Elaborer un projet pédagogique, c’est anticiper ce que pourra être le cours, la séquence, la semaine ou le trimestre, c’est organiser les apprentissages en fonction d’un objectif pédagogique et donc en fonction des élèves et de ce qu’ils sont réellement, c’est donner du sens pour les élèves à ce qu’on va faire puisqu’ils et elles peuvent se projeter dans le travail à venir.
Certes, il existe une grande différence entre la simple planification des cours et le projet de longue haleine élaboré avec les élèves et qui suppose un investissement matériel et humain qui peut être considérable. Mais c’est pour moi le b-a-ba du travail d’enseignant, et j’imagine mal un-e professeur qui n’ait pas de projet. J’ai toujours dit à mes étudiant-e-s qu’un-e professeur sans projet était plus un robot qu’un-e enseignant-e.
J’ai personnellement, tout au long de ma carrière, en m’inspirant des diverses pédagogies coopératives, développé de manière permanente et mis en œuvre avec les élèves, en collège et en lycée, des projets pédagogiques, parfois jugés « fous » par mes collègues et surtout ma hiérarchie…
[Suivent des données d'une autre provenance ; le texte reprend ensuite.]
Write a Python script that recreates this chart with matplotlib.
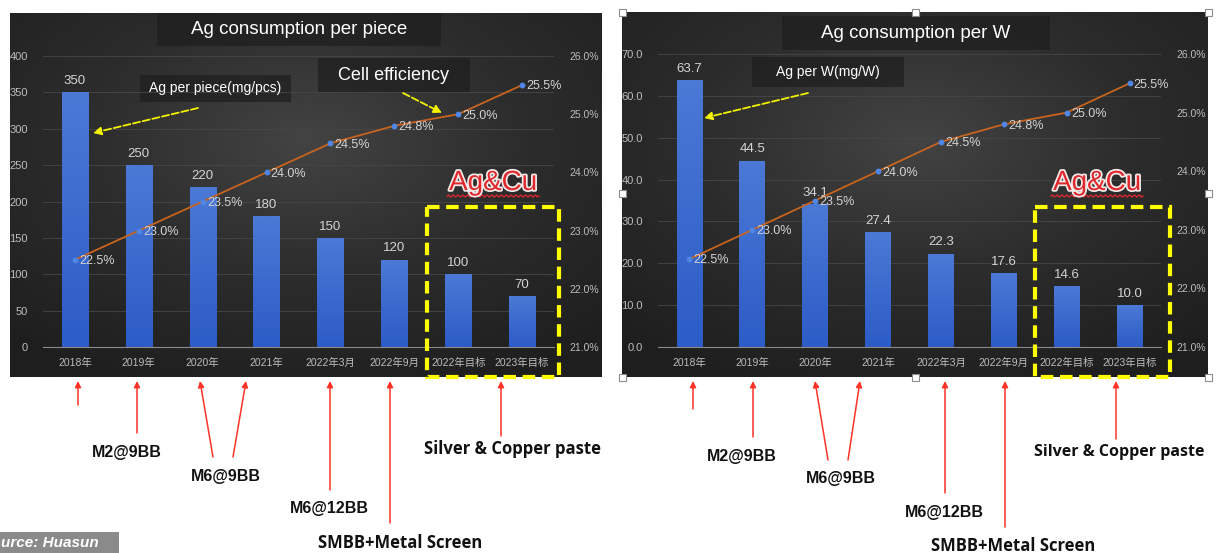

Aujourd’hui, cependant, plus que les « projets pédagogiques », c’est la « pédagogie de projets » qui est mise en avant, y compris par le ministère ; mais le grand nombre d’enseignant-e-s qui s’en réclament ne doit pas faire illusion, tant est répandue la confusion entre ces deux notions qu’il conviendrait pourtant de distinguer clairement.
La « pédagogie de projets », inspirée pour une large part des expérimentations du philosophe américain John Dewey au début du XXe siècle, est la démarche qui consiste à créer chez l’enfant, supposé avoir un désir inné de « donner, de faire, c’est-à-dire de servir », une « motivation » pour le travail scolaire en l’aidant à bâtir lui-même des projets pour « apprendre en faisant » (hands-on learning).
Cette démarche peut paraître séduisante par son apparence démocratique, son rejet de la contrainte comme de la compétition, sa volonté de partir de l’expérience de l’enfant pour le guider.
Mais dans le cadre scolaire, la « motivation » est, qu’on le veuille ou non, un conditionnement, visant à faire intégrer à l’élève, de manière acritique, que le travail scolaire est quelque chose d’agréable et répondant à ses désirs d’enfant ou d’adolescent-e. Comme l’ont expliqué les théoriciens de la motivation (Maslow, Herzberg, Apter,…), celle-ci suppose une possibilité de choix. Or en situation scolaire banale, l’élève est toujours en situation contrainte (assiduité, horaires, programmes, …).
Et, comme je l’écrivais ailleurs (1), de manière un peu provocatrice mais néanmoins assumée, « Avec mon chien, je pratique le “conditionnement opérant”, qui vise, en récompensant certaines activités et pas d’autres, à l’amener à sélectionner lui-même celles qui vont dans le sens que je désire ; mais le chien domestique est, par définition, un animal captif. Ce n’est pas le sort que je souhaite à mes élèves. »
La notion de « motivation » est pour moi à l’opposé de l’esprit critique que j’ai toujours cherché à développer chez les élèves, en leur disant « vous êtes ici parce que vous y êtes obligé-e-s, nous ferons des choses agréables et d’autres qui le seront moins, mais c’est la règle du jeu social dans cette micro-société que nous formons vous et moi »… Il est vrai que j’avais des élèves du second degré, et que c’était, sans doute, plus facile. Mais j’ai du mal à me convaincre qu’il est légitime de « motiver » des jeunes enfants à rester six heures par jour enfermés dans une salle de classe, le plus souvent assis, et qu’il n’y a pas quelque hypocrisie à imaginer que les plus grand-e-s vont bâtir « naturellement » un projet autour de tel auteur classique du programme quand ils et elles rêvent de musique ou de mangas.
Alors pendant trois décennies j’ai élaboré, avec elles et eux, de multiples projets pédagogiques … Mais, si les mots ont un sens, ce n’était pas de la « pédagogie de projets ».
1) Former sans déformer ni conformer, L’Harmattan, 2013, p. 74.